A question is often asked – Is corruption culture-bound? There are two dimensions to bribery – legal and ethical. What is illegal shall certainly be unethical but what may be unethical need not be illegal. However, what is illegal may not be an evil. Ethics depend on the moral values of a particular culture. In some of the countries, the tipping practice in the Western world is not considered as bribe, but when the same people are asked to pay in other part of the globe, it is termed as bribe.
Then what to do? We have seen bribery being a relative concept and not an abstract. No society is immune to corruption. Difference is only of degree. No law can stop it in totality. The inner values alone can put a check. Unless the inequality between nations and within the nation is overcome, how it can be stopped! In business schools, we teach MBA students to show results rather than truth to go up the ladder.
What role model the governments play. Did the US and the UK not bribe key people in Iraq? Understanding this very nature of human beings, Lord Krishna rightly preached that “everything is fair in love and war”
The Transparency International’s (TI) Corruption Perception Index (CPI) shows that 70 countries out of 102 score less than 5 out of a clean score of 10, which include many rich countries whose firms invest in developing countries.
Corruption is covert. Parties to bribery at both the giving and the receiving end extend themselves to keep these transactions hidden from others. Such practices may be known widely, but the specific acts of corruption are founded on secrecy and vehemently denied when evidence of them is alleged.
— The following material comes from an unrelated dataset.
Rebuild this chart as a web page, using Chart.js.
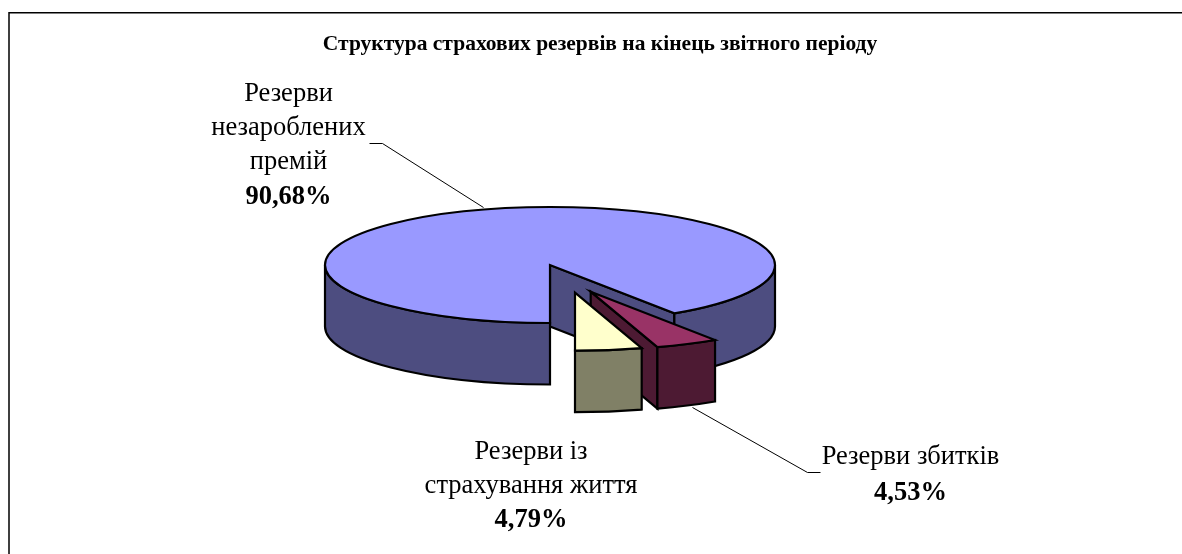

Second, corruption often involves collusion between the relevant parties.
The practice of corruption benefits all concerned. Third, corrupt practices are committed by widely dispersed actors rather than by large collectivities. Those who seek to expose corruption must focus on particular individuals whose dispersion within a system is never clear or concentrated. Fourth, corruption is a relatively recent entry high on the global agenda. Earlier people didn’t speak, but now people are talking.